En ocasiones y sin necesidad de moverse, los bancos de peces te envolvían a muy pocos metros. Si mirabas hacia la superficie, la luz del sol caía como un manto sobre centenares y centenares de peces que proyectaban una imagen compuesta por varias tonalidades de azules. Y como es habitual, los siempre en alerta tiburones de puntas blancas no perdían detalle de la danza masiva de los peces de Castle Rock.
La oscuridad de Wainilu
Al norte de la isla de Rinca queda una pequeña elevación montañosa que deja una franja blanca de arena de playa conocida como Wainilu.
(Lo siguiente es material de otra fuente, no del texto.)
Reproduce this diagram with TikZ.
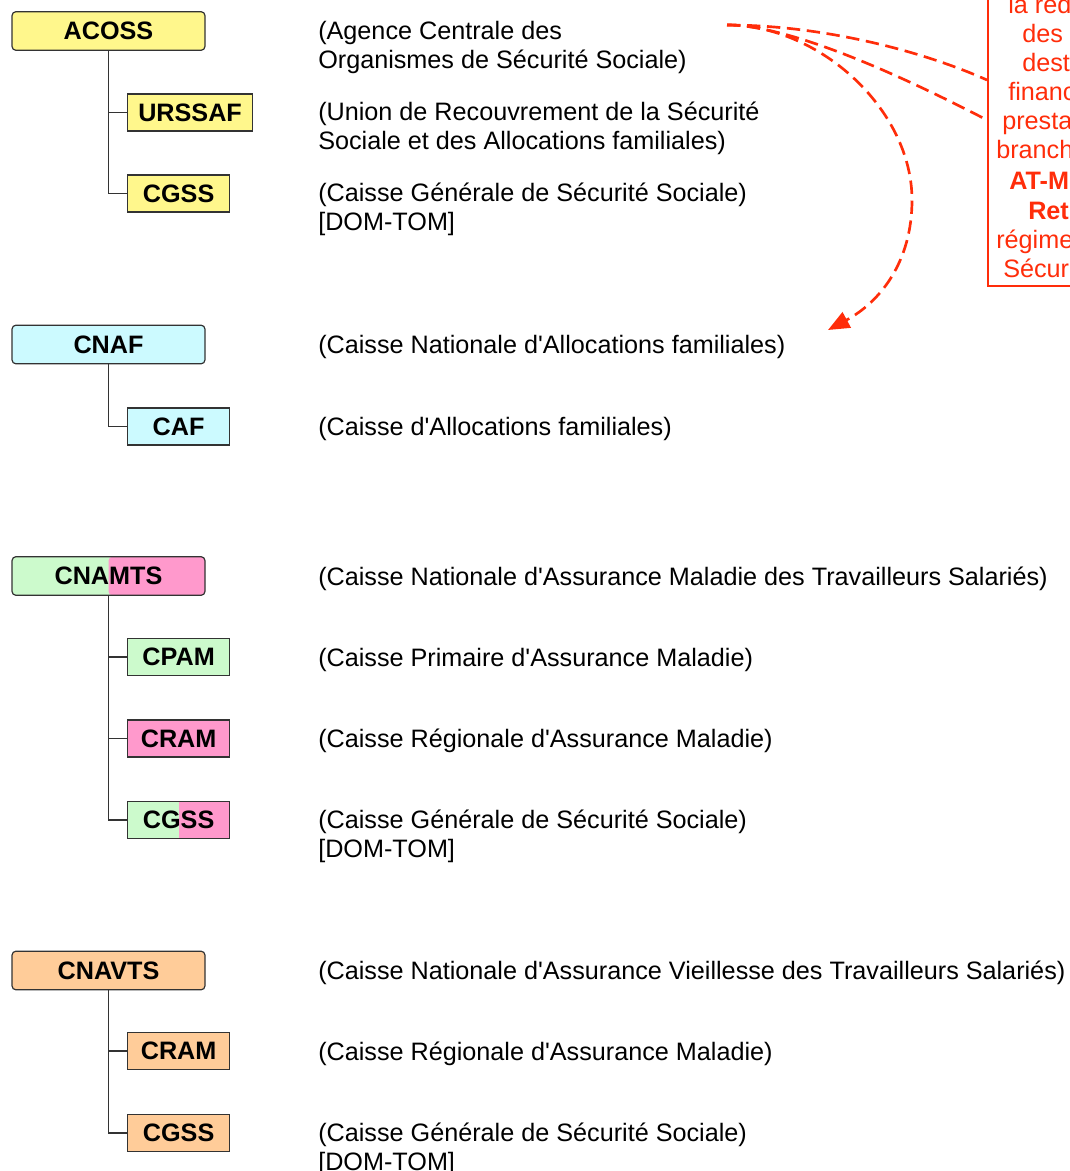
\documentclass[tikz,border=0pt]{standalone}
\usepackage{fontspec}
\setmainfont{Liberation Sans}
\usetikzlibrary{arrows.meta}

\definecolor{acossyellow}{RGB}{255,247,140}
\definecolor{cnafcyan}{RGB}{204,250,255}
\definecolor{maladiegreen}{RGB}{204,250,204}
\definecolor{maladiepink}{RGB}{255,153,204}
\definecolor{vieilleorange}{RGB}{255,204,153}
\definecolor{notered}{RGB}{255,45,10}

\newcommand{\apos}{\textquotesingle{}}

\tikzset{
    caisse/.style={draw=black!80, line width=0.9pt, inner sep=0pt,
        font=\fontsize{18.9pt}{21pt}\selectfont\bfseries},
    national/.style={caisse, rounded corners=3pt, minimum width=144.75pt, minimum height=29pt},
    local/.style={caisse, anchor=west, minimum width=76.5pt, minimum height=27.75pt},
    split/.style={path picture={\fill[#1] (path picture bounding box.north) rectangle (path picture bounding box.south east);}},
    desc/.style={anchor=base west, align=left, inner sep=0pt,
        font=\fontsize{18.9pt}{21.4pt}\selectfont},
    tree/.style={draw=black!80, line width=0.9pt},
    flux/.style={notered, line width=2pt, dash pattern=on 10pt off 5pt},
}

\begin{document}
\begin{tikzpicture}[x=0.75pt, y=-0.75pt]
    \useasboundingbox (0,0) rectangle (1070,1171);

    % recouvrement
    \node[national, fill=acossyellow] (acoss) at (108.5, 31) {ACOSS};
    \node[local, fill=acossyellow, minimum width=93.75pt] (urssaf) at (127, 112.5) {URSSAF};
    \node[local, fill=acossyellow] (cgssA) at (127, 193.5) {CGSS};
    \draw[tree] (acoss.south) |- (urssaf.west) (acoss.south) |- (cgssA.west);
    % (base = derniere ligne)
    \node[desc] (acossD) at (318, 68.5) {(Agence Centrale des\\Organismes de Sécurité Sociale)};
    \node[desc] (urssafD) at (318, 149.5) {(Union de Recouvrement de la Sécurité\\Sociale et des Allocations familiales)};
    \node[desc] (cgssAD) at (318, 230.5) {(Caisse Générale de Sécurité Sociale)\\{[DOM-TOM]}};

    % famille
    \node[national, fill=cnafcyan] (cnaf) at (108.5, 344.5) {CNAF};
    \node[local, fill=cnafcyan] (caf) at (127, 426.5) {CAF};
    \draw[tree] (cnaf.south) |- (caf.west);
    \node[desc] (cnafD) at (318, 353) {(Caisse Nationale d\apos Allocations familiales)};
    \node[desc] (cafD) at (318, 435) {(Caisse d\apos Allocations familiales)};

    % maladie
    \node[national, fill=maladiegreen, split=maladiepink] (cnamts) at (108.5, 576) {CNAMTS};
    \node[local, fill=maladiegreen] (cpam) at (127, 657) {CPAM};
    \node[local, fill=maladiepink] (cramM) at (127, 738.5) {CRAM};
    \node[local, fill=maladiegreen, split=maladiepink] (cgssM) at (127, 820) {CGSS};
    \draw[tree] (cnamts.south) |- (cpam.west) (cnamts.south) |- (cramM.west)
        (cnamts.south) |- (cgssM.west);
    \node[desc] (cnamtsD) at (318, 585) {(Caisse Nationale d\apos Assurance Maladie des Travailleurs Salariés)};
    \node[desc] (cpamD) at (318, 666) {(Caisse Primaire d\apos Assurance Maladie)};
    \node[desc] (cramMD) at (318, 747) {(Caisse Régionale d\apos Assurance Maladie)};
    \node[desc] (cgssMD) at (318, 857.5) {(Caisse Générale de Sécurité Sociale)\\{[DOM-TOM]}};

    % vieillesse
    \node[national, fill=vieilleorange] (cnavts) at (108.5, 970.5) {CNAVTS};
    \node[local, fill=vieilleorange] (cramV) at (127, 1051) {CRAM};
    \node[local, fill=vieilleorange] (cgssV) at (127, 1133) {CGSS};
    \draw[tree] (cnavts.south) |- (cramV.west) (cnavts.south) |- (cgssV.west);
    \node[desc] (cnavtsD) at (318, 979) {(Caisse Nationale d\apos Assurance Vieillesse des Travailleurs Salariés)};
    \node[desc] (cramVD) at (318, 1060) {(Caisse Régionale d\apos Assurance Maladie)};
    \node[desc] (cgssVD) at (318, 1170.5) {(Caisse Générale de Sécurité Sociale)\\{[DOM-TOM]}};

    % note (coupee par le bord)
    \node[draw=notered, line width=1.5pt, anchor=south west, inner sep=0pt,
        minimum width=112.5pt, minimum height=240pt] (note) at (987, 287) {};
    \foreach \x/\y/\t [count=\i] in {1008/13/la réd, 1022/42/des, 1022/71/dest,
        1008/100/financ, 1002/129/presta, 996/158/branch, 1009/189/{\bfseries AT-M},
        1028/219/{\bfseries Ret}, 996/248/régime, 1003/277/Sécuri}
        \node[desc, text=notered] (note\i) at (\x, \y) {\t};

    % fleches
    \coordinate (src) at (727, 25);
    \coordinate (in1) at (987, 80);
    \coordinate (in2) at (987, 120);
    \coordinate (tip) at (828, 330);
    \draw[flux] (src) .. controls (820, 25) and (920, 50) .. (in1);
    \draw[flux] (src) .. controls (790, 25) and (900, 75) .. (in2);
    \draw[flux, -{Triangle[length=16pt, width=13pt]}] (src) .. controls (820, 25) and (912, 110) .. (912, 200)
        .. controls (912, 262) and (880, 302) .. (tip);
\end{tikzpicture}
\end{document}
Allí el “hermana bonita” fondeó con la intención de pasar la noche, pero también fue nuestro trampolín para realizar una inmersión nocturna. En este tipo de bajadas se suele buscar una playa o costa como referencia y la inmersión suele ser de poca profundidad, unos 16 metros. El paseo se realiza con una linterna, sólo de esta manera se puede reconocer a los animales que se activan con la oscuridad y salen en busca de alimento. Bucear en plena nocturnidad con la única iluminación de una pequeña linterna no era nueva para nosotros. Pero el respeto era exactamente el mismo.
Entre las “aves nocturnas” del mar se encuentran los pulpos. Unos seres gelatinosos, que en el caso del ejemplar que vimos, se arrastraba por el suelo y tenía un color bastante similar al del fondo marino. También las serpientes marinas afloran. Peces extremadamente delgados y alargados mantenían la flotación suspendidos cerca de unos corales. También la raya de puntas azules hacía acto de presencia bien pegada al fondo, casi enterrada por la arena.